*Your instructions*. Word for word, give the material below again, minus any images.

=======

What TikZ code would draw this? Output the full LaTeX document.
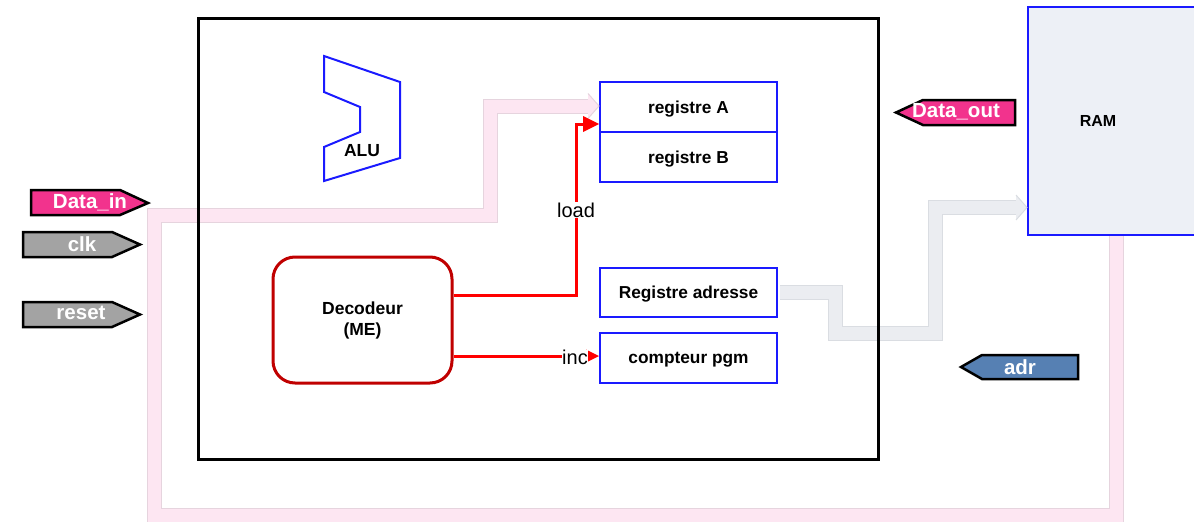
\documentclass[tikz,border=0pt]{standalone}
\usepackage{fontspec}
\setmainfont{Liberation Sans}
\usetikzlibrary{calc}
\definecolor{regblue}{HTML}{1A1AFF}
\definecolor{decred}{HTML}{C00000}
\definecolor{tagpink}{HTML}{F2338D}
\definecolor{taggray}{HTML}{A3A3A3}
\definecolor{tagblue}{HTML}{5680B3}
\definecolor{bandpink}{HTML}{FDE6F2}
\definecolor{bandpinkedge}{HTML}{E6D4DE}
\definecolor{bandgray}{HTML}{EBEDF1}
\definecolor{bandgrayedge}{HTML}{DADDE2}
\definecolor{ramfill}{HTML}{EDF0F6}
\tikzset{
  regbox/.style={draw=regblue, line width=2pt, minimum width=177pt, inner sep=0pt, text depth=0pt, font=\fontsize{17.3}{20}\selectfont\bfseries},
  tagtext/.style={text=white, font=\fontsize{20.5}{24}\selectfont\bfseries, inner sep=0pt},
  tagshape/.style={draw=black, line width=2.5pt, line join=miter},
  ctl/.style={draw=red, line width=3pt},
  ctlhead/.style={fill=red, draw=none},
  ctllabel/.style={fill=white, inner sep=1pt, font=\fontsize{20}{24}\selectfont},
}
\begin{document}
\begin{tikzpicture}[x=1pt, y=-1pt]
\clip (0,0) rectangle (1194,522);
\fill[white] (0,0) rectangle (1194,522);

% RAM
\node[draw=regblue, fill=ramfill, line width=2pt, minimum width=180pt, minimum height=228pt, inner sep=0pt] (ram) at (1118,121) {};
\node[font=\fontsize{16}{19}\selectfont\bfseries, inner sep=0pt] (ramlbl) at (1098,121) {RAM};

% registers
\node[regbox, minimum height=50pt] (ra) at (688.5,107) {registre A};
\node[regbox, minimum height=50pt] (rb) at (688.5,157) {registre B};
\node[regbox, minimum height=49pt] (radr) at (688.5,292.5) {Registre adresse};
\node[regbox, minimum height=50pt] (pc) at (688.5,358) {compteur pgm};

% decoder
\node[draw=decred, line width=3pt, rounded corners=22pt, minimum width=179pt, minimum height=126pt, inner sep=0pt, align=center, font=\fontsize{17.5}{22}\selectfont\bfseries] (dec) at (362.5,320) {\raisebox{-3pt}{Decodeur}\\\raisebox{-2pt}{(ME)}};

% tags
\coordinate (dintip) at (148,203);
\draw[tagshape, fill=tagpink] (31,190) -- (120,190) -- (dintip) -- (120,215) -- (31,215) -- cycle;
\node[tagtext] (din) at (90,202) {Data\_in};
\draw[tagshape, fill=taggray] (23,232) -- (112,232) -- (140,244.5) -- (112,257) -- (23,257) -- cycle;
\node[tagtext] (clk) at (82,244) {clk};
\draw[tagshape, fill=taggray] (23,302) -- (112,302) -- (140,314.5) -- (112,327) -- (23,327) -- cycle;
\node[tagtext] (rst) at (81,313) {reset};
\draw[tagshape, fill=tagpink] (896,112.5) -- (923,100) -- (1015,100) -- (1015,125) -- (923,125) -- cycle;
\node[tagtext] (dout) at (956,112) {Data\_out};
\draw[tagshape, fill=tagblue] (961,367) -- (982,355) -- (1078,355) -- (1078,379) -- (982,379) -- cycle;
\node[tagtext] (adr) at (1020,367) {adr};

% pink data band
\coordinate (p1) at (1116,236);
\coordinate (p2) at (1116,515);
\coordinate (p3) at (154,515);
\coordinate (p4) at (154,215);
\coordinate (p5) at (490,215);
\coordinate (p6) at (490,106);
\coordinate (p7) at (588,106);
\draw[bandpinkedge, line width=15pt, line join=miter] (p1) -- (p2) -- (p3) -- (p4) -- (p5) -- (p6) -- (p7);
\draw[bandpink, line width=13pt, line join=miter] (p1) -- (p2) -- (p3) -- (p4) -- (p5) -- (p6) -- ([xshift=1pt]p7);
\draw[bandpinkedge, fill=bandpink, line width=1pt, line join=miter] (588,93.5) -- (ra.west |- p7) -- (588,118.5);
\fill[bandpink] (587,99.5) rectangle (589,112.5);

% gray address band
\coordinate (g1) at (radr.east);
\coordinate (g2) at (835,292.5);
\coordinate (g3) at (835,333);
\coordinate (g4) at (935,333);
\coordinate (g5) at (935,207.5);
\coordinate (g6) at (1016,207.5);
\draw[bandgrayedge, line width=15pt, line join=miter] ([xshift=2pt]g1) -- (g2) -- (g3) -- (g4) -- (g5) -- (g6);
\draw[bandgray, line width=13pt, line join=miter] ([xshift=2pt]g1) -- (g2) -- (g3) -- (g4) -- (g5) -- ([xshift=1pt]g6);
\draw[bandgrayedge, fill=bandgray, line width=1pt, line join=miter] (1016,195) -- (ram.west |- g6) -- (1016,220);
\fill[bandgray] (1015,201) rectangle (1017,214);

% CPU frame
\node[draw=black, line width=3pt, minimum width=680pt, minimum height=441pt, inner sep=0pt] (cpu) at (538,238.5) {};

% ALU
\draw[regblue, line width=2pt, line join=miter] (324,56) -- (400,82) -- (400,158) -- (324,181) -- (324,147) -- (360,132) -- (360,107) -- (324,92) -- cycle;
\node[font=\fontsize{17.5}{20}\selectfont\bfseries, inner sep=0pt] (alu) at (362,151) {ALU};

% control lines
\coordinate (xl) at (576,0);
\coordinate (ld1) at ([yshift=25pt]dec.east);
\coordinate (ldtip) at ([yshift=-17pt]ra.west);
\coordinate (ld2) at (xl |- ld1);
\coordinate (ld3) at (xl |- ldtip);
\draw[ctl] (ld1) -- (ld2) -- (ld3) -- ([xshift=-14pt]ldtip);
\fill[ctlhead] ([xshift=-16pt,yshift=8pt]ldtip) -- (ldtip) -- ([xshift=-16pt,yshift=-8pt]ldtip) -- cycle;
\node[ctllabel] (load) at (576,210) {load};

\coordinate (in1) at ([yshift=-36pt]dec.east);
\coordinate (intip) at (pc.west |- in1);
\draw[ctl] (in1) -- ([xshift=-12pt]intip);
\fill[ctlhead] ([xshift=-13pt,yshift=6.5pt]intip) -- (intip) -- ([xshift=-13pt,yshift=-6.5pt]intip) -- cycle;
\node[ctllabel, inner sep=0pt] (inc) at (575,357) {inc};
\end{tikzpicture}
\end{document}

=======

*Output for this exercise*.
What TikZ code would draw this? Output the full LaTeX document.
\documentclass[tikz,border=0pt]{standalone}
\usepackage{fontspec}
\setmainfont{Liberation Sans}
\usetikzlibrary{calc}
\definecolor{regblue}{HTML}{1A1AFF}
\definecolor{decred}{HTML}{C00000}
\definecolor{tagpink}{HTML}{F2338D}
\definecolor{taggray}{HTML}{A3A3A3}
\definecolor{tagblue}{HTML}{5680B3}
\definecolor{bandpink}{HTML}{FDE6F2}
\definecolor{bandpinkedge}{HTML}{E6D4DE}
\definecolor{bandgray}{HTML}{EBEDF1}
\definecolor{bandgrayedge}{HTML}{DADDE2}
\definecolor{ramfill}{HTML}{EDF0F6}
\tikzset{
  regbox/.style={draw=regblue, line width=2pt, minimum width=177pt, inner sep=0pt, text depth=0pt, font=\fontsize{17.3}{20}\selectfont\bfseries},
  tagtext/.style={text=white, font=\fontsize{20.5}{24}\selectfont\bfseries, inner sep=0pt},
  tagshape/.style={draw=black, line width=2.5pt, line join=miter},
  ctl/.style={draw=red, line width=3pt},
  ctlhead/.style={fill=red, draw=none},
  ctllabel/.style={fill=white, inner sep=1pt, font=\fontsize{20}{24}\selectfont},
}
\begin{document}
\begin{tikzpicture}[x=1pt, y=-1pt]
\clip (0,0) rectangle (1194,522);
\fill[white] (0,0) rectangle (1194,522);

% RAM
\node[draw=regblue, fill=ramfill, line width=2pt, minimum width=180pt, minimum height=228pt, inner sep=0pt] (ram) at (1118,121) {};
\node[font=\fontsize{16}{19}\selectfont\bfseries, inner sep=0pt] (ramlbl) at (1098,121) {RAM};

% registers
\node[regbox, minimum height=50pt] (ra) at (688.5,107) {registre A};
\node[regbox, minimum height=50pt] (rb) at (688.5,157) {registre B};
\node[regbox, minimum height=49pt] (radr) at (688.5,292.5) {Registre adresse};
\node[regbox, minimum height=50pt] (pc) at (688.5,358) {compteur pgm};

% decoder
\node[draw=decred, line width=3pt, rounded corners=22pt, minimum width=179pt, minimum height=126pt, inner sep=0pt, align=center, font=\fontsize{17.5}{22}\selectfont\bfseries] (dec) at (362.5,320) {\raisebox{-3pt}{Decodeur}\\\raisebox{-2pt}{(ME)}};

% tags
\coordinate (dintip) at (148,203);
\draw[tagshape, fill=tagpink] (31,190) -- (120,190) -- (dintip) -- (120,215) -- (31,215) -- cycle;
\node[tagtext] (din) at (90,202) {Data\_in};
\draw[tagshape, fill=taggray] (23,232) -- (112,232) -- (140,244.5) -- (112,257) -- (23,257) -- cycle;
\node[tagtext] (clk) at (82,244) {clk};
\draw[tagshape, fill=taggray] (23,302) -- (112,302) -- (140,314.5) -- (112,327) -- (23,327) -- cycle;
\node[tagtext] (rst) at (81,313) {reset};
\draw[tagshape, fill=tagpink] (896,112.5) -- (923,100) -- (1015,100) -- (1015,125) -- (923,125) -- cycle;
\node[tagtext] (dout) at (956,112) {Data\_out};
\draw[tagshape, fill=tagblue] (961,367) -- (982,355) -- (1078,355) -- (1078,379) -- (982,379) -- cycle;
\node[tagtext] (adr) at (1020,367) {adr};

% pink data band
\coordinate (p1) at (1116,236);
\coordinate (p2) at (1116,515);
\coordinate (p3) at (154,515);
\coordinate (p4) at (154,215);
\coordinate (p5) at (490,215);
\coordinate (p6) at (490,106);
\coordinate (p7) at (588,106);
\draw[bandpinkedge, line width=15pt, line join=miter] (p1) -- (p2) -- (p3) -- (p4) -- (p5) -- (p6) -- (p7);
\draw[bandpink, line width=13pt, line join=miter] (p1) -- (p2) -- (p3) -- (p4) -- (p5) -- (p6) -- ([xshift=1pt]p7);
\draw[bandpinkedge, fill=bandpink, line width=1pt, line join=miter] (588,93.5) -- (ra.west |- p7) -- (588,118.5);
\fill[bandpink] (587,99.5) rectangle (589,112.5);

% gray address band
\coordinate (g1) at (radr.east);
\coordinate (g2) at (835,292.5);
\coordinate (g3) at (835,333);
\coordinate (g4) at (935,333);
\coordinate (g5) at (935,207.5);
\coordinate (g6) at (1016,207.5);
\draw[bandgrayedge, line width=15pt, line join=miter] ([xshift=2pt]g1) -- (g2) -- (g3) -- (g4) -- (g5) -- (g6);
\draw[bandgray, line width=13pt, line join=miter] ([xshift=2pt]g1) -- (g2) -- (g3) -- (g4) -- (g5) -- ([xshift=1pt]g6);
\draw[bandgrayedge, fill=bandgray, line width=1pt, line join=miter] (1016,195) -- (ram.west |- g6) -- (1016,220);
\fill[bandgray] (1015,201) rectangle (1017,214);

% CPU frame
\node[draw=black, line width=3pt, minimum width=680pt, minimum height=441pt, inner sep=0pt] (cpu) at (538,238.5) {};

% ALU
\draw[regblue, line width=2pt, line join=miter] (324,56) -- (400,82) -- (400,158) -- (324,181) -- (324,147) -- (360,132) -- (360,107) -- (324,92) -- cycle;
\node[font=\fontsize{17.5}{20}\selectfont\bfseries, inner sep=0pt] (alu) at (362,151) {ALU};

% control lines
\coordinate (xl) at (576,0);
\coordinate (ld1) at ([yshift=25pt]dec.east);
\coordinate (ldtip) at ([yshift=-17pt]ra.west);
\coordinate (ld2) at (xl |- ld1);
\coordinate (ld3) at (xl |- ldtip);
\draw[ctl] (ld1) -- (ld2) -- (ld3) -- ([xshift=-14pt]ldtip);
\fill[ctlhead] ([xshift=-16pt,yshift=8pt]ldtip) -- (ldtip) -- ([xshift=-16pt,yshift=-8pt]ldtip) -- cycle;
\node[ctllabel] (load) at (576,210) {load};

\coordinate (in1) at ([yshift=-36pt]dec.east);
\coordinate (intip) at (pc.west |- in1);
\draw[ctl] (in1) -- ([xshift=-12pt]intip);
\fill[ctlhead] ([xshift=-13pt,yshift=6.5pt]intip) -- (intip) -- ([xshift=-13pt,yshift=-6.5pt]intip) -- cycle;
\node[ctllabel, inner sep=0pt] (inc) at (575,357) {inc};
\end{tikzpicture}
\end{document}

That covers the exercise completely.